WASHINGTON – U.S. wholesale prices rose at the fastest pace in five months in November, pushed higher by retailers' profit margins and more expensive food.
The Labor Department said Wednesday the producer price index, which measures price changes before they reach the consumer, rose 0.4 percent last month. The index is up 1.3 percent in the past year, the most in two years. That is still a low figure historically and suggests overall inflation remains tame.
Excluding volatile food and energy prices, wholesale prices rose 0.4 percent last month and 1.6 percent in the past year.
November's jump was mostly caused by a big increase in services prices, specifically profit margins for clothing stores, gas stations, jewelry and shoe stores. Food prices increased 0.6 percent, pushed higher by more expensive fruits and melons.
Energy costs fell 0.3 percent, as wholesale gasoline costs dropped 2.9 percent. That suggests gas costs could dip in the coming weeks. But oil prices have jumped in the wake of a deal to restrain production by oil-producing nations, making any relief at the pump likely to be short-lived.

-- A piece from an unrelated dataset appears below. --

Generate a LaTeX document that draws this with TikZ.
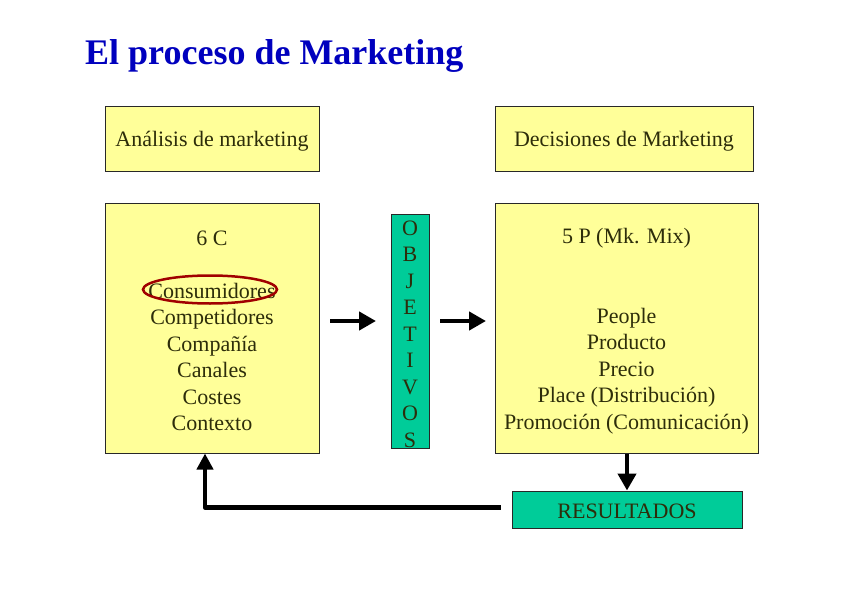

The report adds to recent signs that inflation is firming a bit as Americans pay more for housing and medical care. Consumer prices, which are measured separately, rose 1.6 percent in October from a year earlier.
That is below the Federal Reserve's target of 2 percent, but still the largest gain since October 2014. Consumer inflation, excluding food and energy, is up 2.1 percent in the past year.
Signs of slightly higher inflation are one reason the Federal Reserve is widely expected to raise its benchmark short-term interest rate on Wednesday for the first time in a year. Economists and investors forecast an increase to a range of 0.5 percent to 0.75 percent, one-quarter of a percentage point higher than the previous range.
The Fed first raised rates a year ago, after pegging them near zero for seven years in an effort to boost borrowing, spending and investment.